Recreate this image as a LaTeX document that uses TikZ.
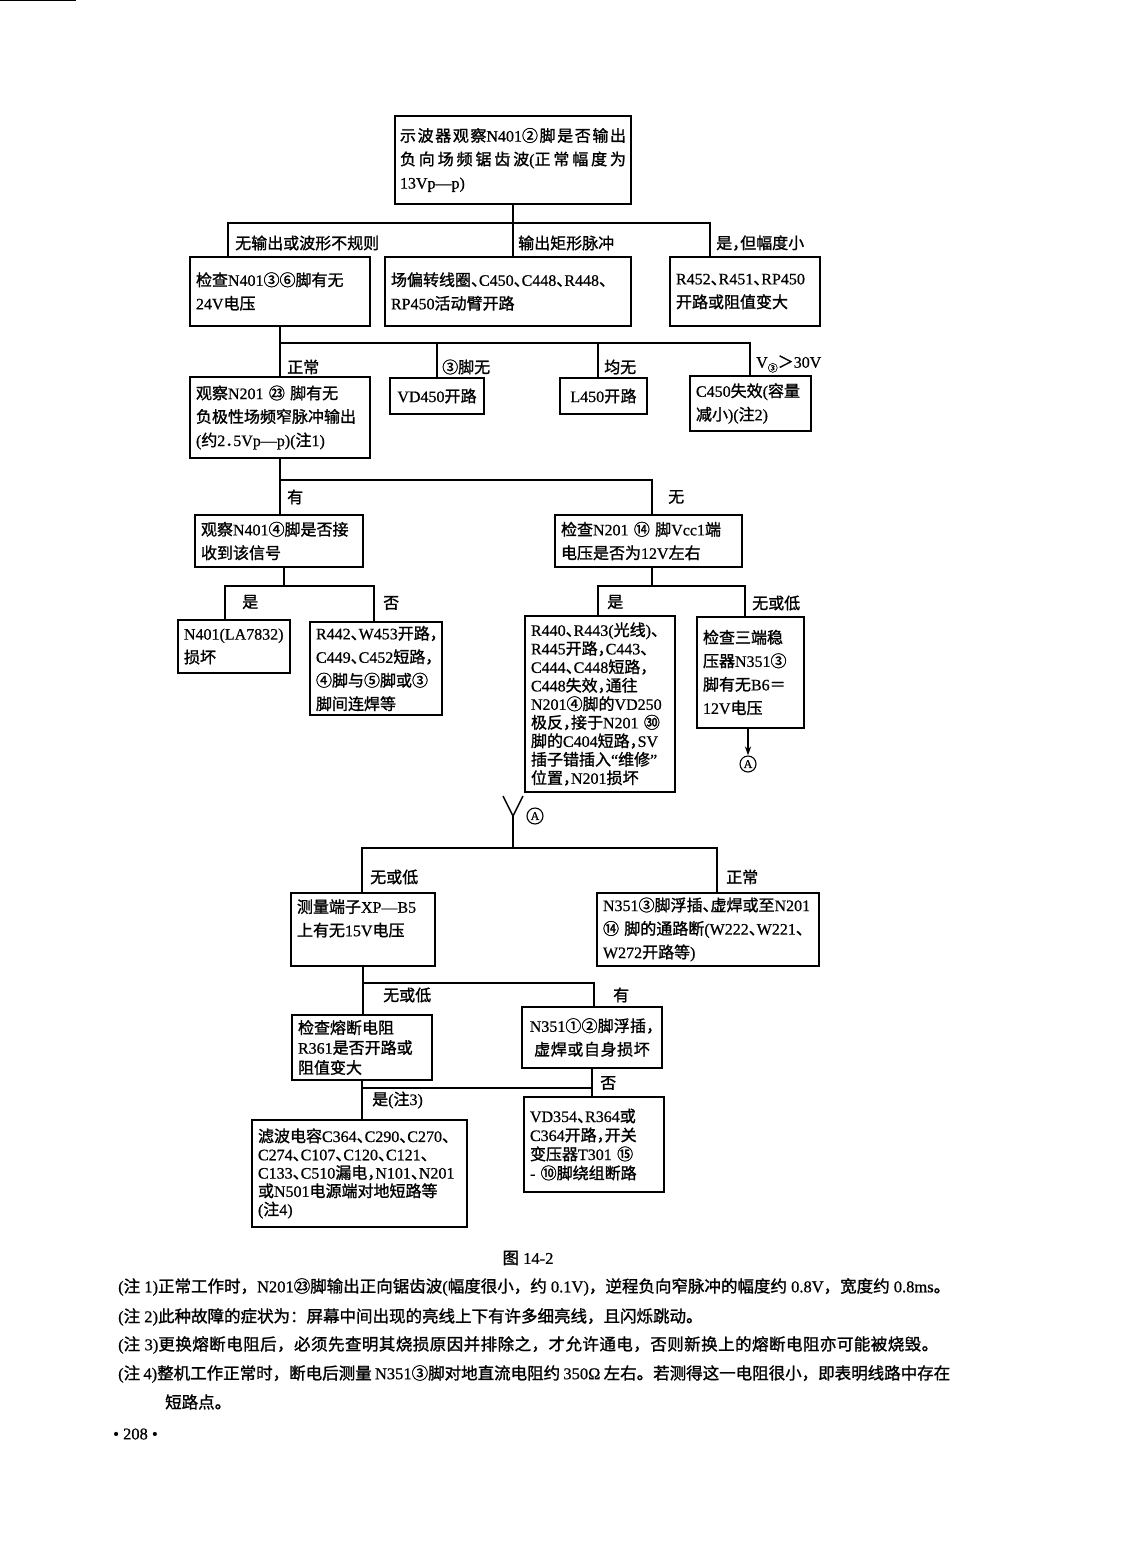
\documentclass[tikz,border=0pt]{standalone}
\usepackage{fontspec}
\setmainfont{Liberation Serif}
\newfontfamily\latfont[FakeBold=0.7]{Liberation Serif}
\newfontfamily\cjkfont[RawFeature=+halt, FakeBold=1.3]{Noto Sans CJK SC}
\newfontfamily\cjkfontfull[FakeBold=1.3]{Noto Sans CJK SC}
\usetikzlibrary{arrows.meta,calc}
\newcommand\cjkf{\cjkfont}
\newcount\cjkc
\newXeTeXintercharclass\CJKcls
\newcommand\setcjkrange[2]{\cjkc=#1\relax\loop\XeTeXcharclass\cjkc=\CJKcls\advance\cjkc by 1\relax\ifnum\cjkc<#2\relax\repeat}
\setcjkrange{"4E00}{"A000}
\setcjkrange{"3000}{"3040}
\setcjkrange{"3200}{"3300}
\setcjkrange{"FF00}{"FFF0}
\setcjkrange{"2460}{"2500}
\XeTeXinterchartoks 0 \CJKcls = {\cjkf}
\XeTeXinterchartoks 4095 \CJKcls = {\cjkf}
\XeTeXinterchartoks \CJKcls 0 = {\latfont}
\XeTeXinterchartoks \CJKcls 4095 = {\latfont}
\XeTeXinterchartoks \CJKcls \CJKcls = {\nobreak\hskip0pt plus 3pt\relax}
\XeTeXinterchartokenstate=1
\newcommand\bxf{\fontsize{16}{23.5}\selectfont\latfont}
\newcommand\notef{\renewcommand\cjkf{\cjkfontfull}\fontsize{16.5}{20}\selectfont\latfont}
\begin{document}
\begin{tikzpicture}[x=1pt,y=-1pt,
  bx/.style={draw, line width=1.6pt, inner xsep=6pt, inner ysep=2pt, outer sep=0pt, align=left, anchor=north west, font=\bxf},
  ln/.style={line width=1.4pt, line join=miter},
  lbl/.style={inner sep=0pt, anchor=west, font=\bxf},
  cA/.style={circle, draw, line width=1.1pt, inner sep=0pt, minimum size=16pt, font=\fontsize{12}{12}\selectfont\latfont},
  note/.style={inner sep=0pt, anchor=west, font=\notef}]
\useasboundingbox (0,0) rectangle (1122,1568);
\draw[line width=1pt] (0,1) -- (76,1);

% boxes
\node[bx, inner xsep=5pt, minimum width=236pt, minimum height=88pt, text width=226pt] (b1) at (395,116)
  {\makebox[226pt][s]{示波器观察N401②脚是否输出}\\\makebox[226pt][s]{负向场频锯齿波(正常幅度为}\\13Vp—p)};
\node[bx, minimum width=180pt, minimum height=69pt, text width=168pt] (b2) at (190,257)
  {检查N401③⑥脚有无\\24V电压};
\node[bx, minimum width=246pt, minimum height=69pt, text width=234pt] (b3) at (385,257)
  {场偏转线圈、C450、C448、R448、\\RP450活动臂开路};
\node[bx, minimum width=150pt, minimum height=69pt, text width=138pt] (b4) at (670,257)
  {R452、R451、RP450\\开路或阻值变大};
\node[bx, minimum width=180pt, minimum height=81pt, text width=168pt] (b5) at (190,377)
  {观察N201 ㉓ 脚有无\\负极性场频窄脉冲输出\\(约2．5Vp—p)(注1)};
\node[bx, align=center, minimum width=94pt, minimum height=36pt, text width=82pt] (b6) at (390,378)
  {VD450开路};
\node[bx, align=center, minimum width=87pt, minimum height=36pt, text width=75pt] (b7) at (560,378)
  {L450开路};
\node[bx, minimum width=121pt, minimum height=55pt, text width=109pt] (b8) at (690,376)
  {C450失效(容量\\减小)(注2)};
\node[bx, minimum width=168pt, minimum height=52pt, text width=156pt] (b9) at (195,515)
  {观察N401④脚是否接\\收到该信号};
\node[bx, minimum width=187pt, minimum height=52pt, text width=175pt] (b10) at (555,515)
  {检查N201 ⑭ 脚Vcc1端\\电压是否为12V左右};
\node[bx, minimum width=112pt, minimum height=53pt, text width=100pt] (b11) at (178,620)
  {N401(LA7832)\\损坏};
\node[bx, minimum width=132pt, minimum height=93pt, text width=120pt] (b12) at (310,622)
  {R442、W453开路，\\C449、C452短路，\\④脚与⑤脚或③\\脚间连焊等};
\node[bx, font={\fontsize{16}{18.5}\selectfont\latfont}, minimum width=150pt, minimum height=176pt, text width=138pt] (b13) at (525,616)
  {R440、R443(光线)、\\R445开路，C443、\\C444、C448短路，\\C448失效，通往\\N201④脚的VD250\\极反，接于N201 ㉚\\脚的C404短路，SV\\插子错插入“维修”\\位置，N201损坏};
\node[bx, minimum width=107pt, minimum height=111pt, text width=95pt] (b14) at (697,617)
  {检查三端稳\\压器N351③\\脚有无B6＝\\12V电压};
\node[bx, minimum width=144pt, minimum height=73pt, text width=132pt] (b15) at (291,893)
  {测量端子XP—B5\\上有无15V电压\\\mbox{}};
\node[bx, minimum width=222pt, minimum height=73pt, text width=210pt] (b16) at (597,893)
  {N351③脚浮插、虚焊或至N201\\⑭ 脚的通路断(W222、W221、\\W272开路等)};
\node[bx, font={\fontsize{16}{20}\selectfont\latfont}, minimum width=140pt, minimum height=65pt, text width=128pt] (b17) at (292,1015)
  {检查熔断电阻\\R361是否开路或\\阻值变大};
\node[bx, align=center, minimum width=140pt, minimum height=61pt, text width=128pt] (b18) at (522,1007)
  {N351①②脚浮插，\\虚焊或自身损坏};
\node[bx, font={\fontsize{16}{19}\selectfont\latfont}, minimum width=140pt, minimum height=95pt, text width=128pt] (b19) at (524,1097)
  {VD354、R364或\\C364开路，开关\\变压器T301 ⑮\\- ⑩脚绕组断路};
\node[bx, font={\fontsize{16}{18.3}\selectfont\latfont}, minimum width=215pt, minimum height=107pt, text width=203pt] (b20) at (252,1120)
  {滤波电容C364、C290、C270、\\C274、C107、C120、C121、\\C133、C510漏电，N101、N201\\或N501电源端对地短路等\\(注4)};

% bus 1
\coordinate (L1) at (228,223); \coordinate (R1) at (710,223);
\draw[ln] (L1 |- b2.north) -- (L1) -- (R1) -- (R1 |- b4.north);
\draw[ln] (b1.south) -- (b1.south |- b3.north);
% bus 2
\coordinate (L2) at (280,343); \coordinate (R2) at (750,343); \coordinate (J2) at (598,343);
\draw[ln] (b2.south) -- (b2.south |- b5.north);
\draw[ln] (L2) -- (R2) -- (R2 |- b8.north);
\draw[ln] (b6.north |- L2) -- (b6.north);
\draw[ln] (J2) -- (J2 |- b7.north);
% bus 3
\coordinate (L3) at (280,480); \coordinate (R3) at (652,480);
\draw[ln] (b5.south) -- (b5.south |- b9.north);
\draw[ln] (L3) -- (R3) -- (R3 |- b10.north);
% bus 4
\coordinate (T4) at (284,586); \coordinate (L4) at (225,586); \coordinate (R4) at (374,586);
\draw[ln] (T4 |- b9.south) -- (T4);
\draw[ln] (L4 |- b11.north) -- (L4) -- (R4) -- (R4 |- b12.north);
% bus 5
\coordinate (T5) at (652,586); \coordinate (L5) at (598,586); \coordinate (R5) at (745,586);
\draw[ln] (T5 |- b10.south) -- (T5);
\draw[ln] (L5 |- b13.north) -- (L5) -- (R5) -- (R5 |- b14.north);
% arrow to A
\node[cA] (A1) at (748,764) {A};
\draw[ln, -{Stealth[length=9pt,width=6pt]}] (A1 |- b14.south) -- (A1.north);
% Y with A
\coordinate (YL) at (503,796); \coordinate (YR) at (523,796); \coordinate (YJ) at (513,816); \coordinate (T6) at (513,848);
\node[cA] (A2) at (535,816) {A};
\draw[ln] (YL) -- (YJ) -- (YR);
\draw[ln] (YJ) -- (T6);
\coordinate (L6) at (362,848); \coordinate (R6) at (717,848);
\draw[ln] (L6 |- b15.north) -- (L6) -- (R6) -- (R6 |- b16.north);
% bus 7
\coordinate (L7) at (363,983); \coordinate (R7) at (594,983);
\draw[ln] (b15.south) -- (b15.south |- b17.north);
\draw[ln] (L7) -- (R7) -- (R7 |- b18.north);
% bus 8
\coordinate (L8) at (362,1088); \coordinate (R8) at (592,1088);
\draw[ln] (L8 |- b17.south) -- (L8 |- b20.north);
\draw[ln] (L8) -- (R8);
\draw[ln] (R8 |- b18.south) -- (R8 |- b19.north);

% labels
\node[lbl] (l1) at (235,243) {无输出或波形不规则};
\node[lbl] (l2) at (518,243) {输出矩形脉冲};
\node[lbl] (l3) at (716,243) {是，但幅度小};
\node[lbl] (l4) at (287,367) {正常};
\node[lbl] (l5) at (442,367) {③脚无};
\node[lbl] (l6) at (604,367) {均无};
\node[lbl] (l7) at (756,364) {V\raisebox{-4pt}{\fontsize{10}{10}\selectfont ③}＞30V};
\node[lbl] (l8) at (287,497) {有};
\node[lbl] (l9) at (668,497) {无};
\node[lbl] (l10) at (242,602) {是};
\node[lbl] (l11) at (383,603) {否};
\node[lbl] (l12) at (607,602) {是};
\node[lbl] (l13) at (752,603) {无或低};
\node[lbl] (l14) at (370,877) {无或低};
\node[lbl] (l15) at (726,877) {正常};
\node[lbl] (l16) at (383,995) {无或低};
\node[lbl] (l17) at (613,995) {有};
\node[lbl] (l18) at (600,1083) {否};
\node[lbl] (l19) at (372,1100) {是(注3)};

% caption and notes
\node[inner sep=0pt, font=\notef] (cap) at (528,1258) {图 14-2};
\node[note] (n1) at (118,1287) {\makebox[832pt][s]{(注 1)正常工作时，N201㉓脚输出正向锯齿波(幅度很小，约 0.1V)，逆程负向窄脉冲的幅度约 0.8V，宽度约 0.8ms。}};
\node[note] (n2) at (118,1317) {(注 2)此种故障的症状为：屏幕中间出现的亮线上下有许多细亮线，且闪烁跳动。};
\node[note] (n3) at (118,1345) {\makebox[820pt][s]{(注 3)更换熔断电阻后，必须先查明其烧损原因并排除之，才允许通电，否则新换上的熔断电阻亦可能被烧毁。}};
\node[note] (n4) at (118,1374) {\makebox[832pt][s]{(注 4)整机工作正常时，断电后测量 N351③脚对地直流电阻约 350Ω 左右。若测得这一电阻很小，即表明线路中存在}};
\node[note] (n5) at (165,1402) {短路点。};
\node[note] (pg) at (113,1434) {• 208 •};
\end{tikzpicture}
\end{document}
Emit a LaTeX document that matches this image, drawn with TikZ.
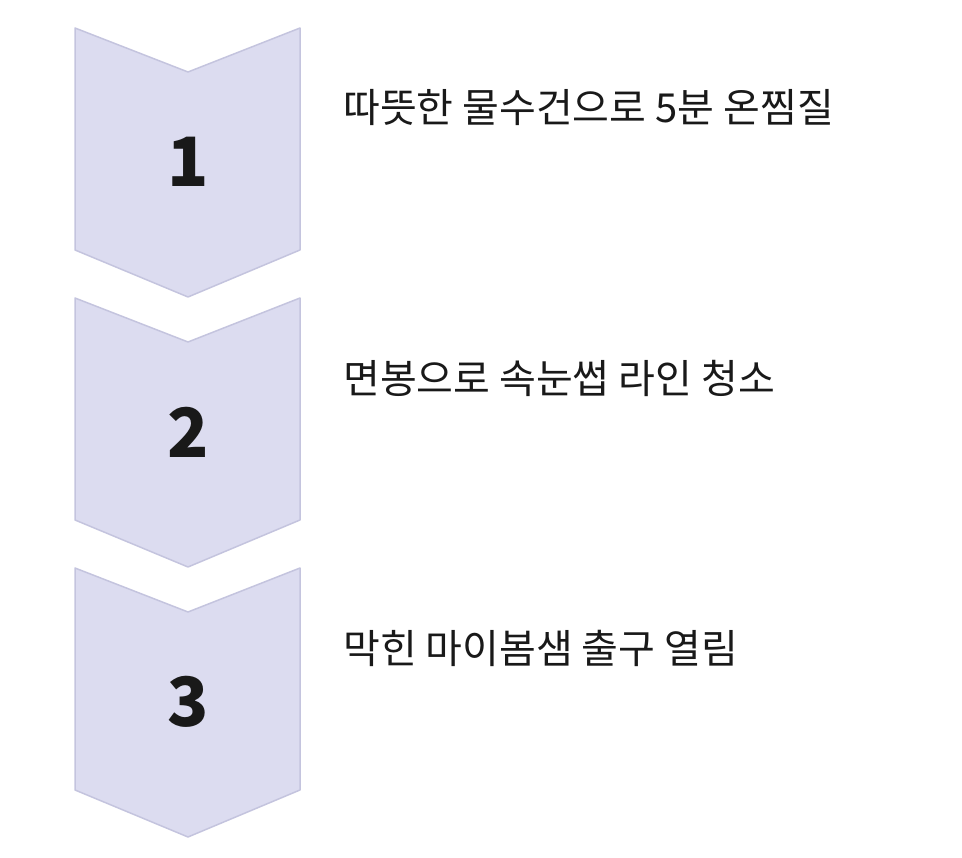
\documentclass[tikz,border=0pt]{standalone}
\usepackage{fontspec}
\newfontfamily\kr{Noto Sans CJK KR}
\definecolor{chfill}{HTML}{DCDCF0}
\definecolor{chline}{HTML}{C4C4DE}
\begin{document}
\begin{tikzpicture}[x=1pt,y=-1pt,
  chev/.style={fill=chfill,draw=chline,line width=1.5pt,line join=round},
  num/.style={font=\kr\bfseries\fontsize{68}{68}\selectfont,text=black!90},
  lbl/.style={font=\kr\fontsize{40}{44}\selectfont,anchor=west,text=black!90,inner sep=0pt}]
\useasboundingbox (0,0) rectangle (962,858);
\foreach \i/\t/\o in {1/따뜻한 물수건으로 5분 온찜질/0,2/면봉으로 속눈썹 라인 청소/270,3/막힌 마이봄샘 출구 열림/540}{
  \draw[chev] (75,28+\o) -- (188,72+\o) -- (300,28+\o) -- (300,250+\o) -- (188,297+\o) -- (75,250+\o) -- cycle;
  \node[num] (n\i) at (188,162+\o) {\i};
  \node[lbl] (t\i) at (343,108+\o) {\t};
}
\end{tikzpicture}
\end{document}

* _Stated goal_: Select and copy every line of the material that holds the string "LaTeX".

* _Complete answer_:
Recreate this image as a LaTeX document that uses TikZ.
Emit a LaTeX document that matches this image, drawn with TikZ.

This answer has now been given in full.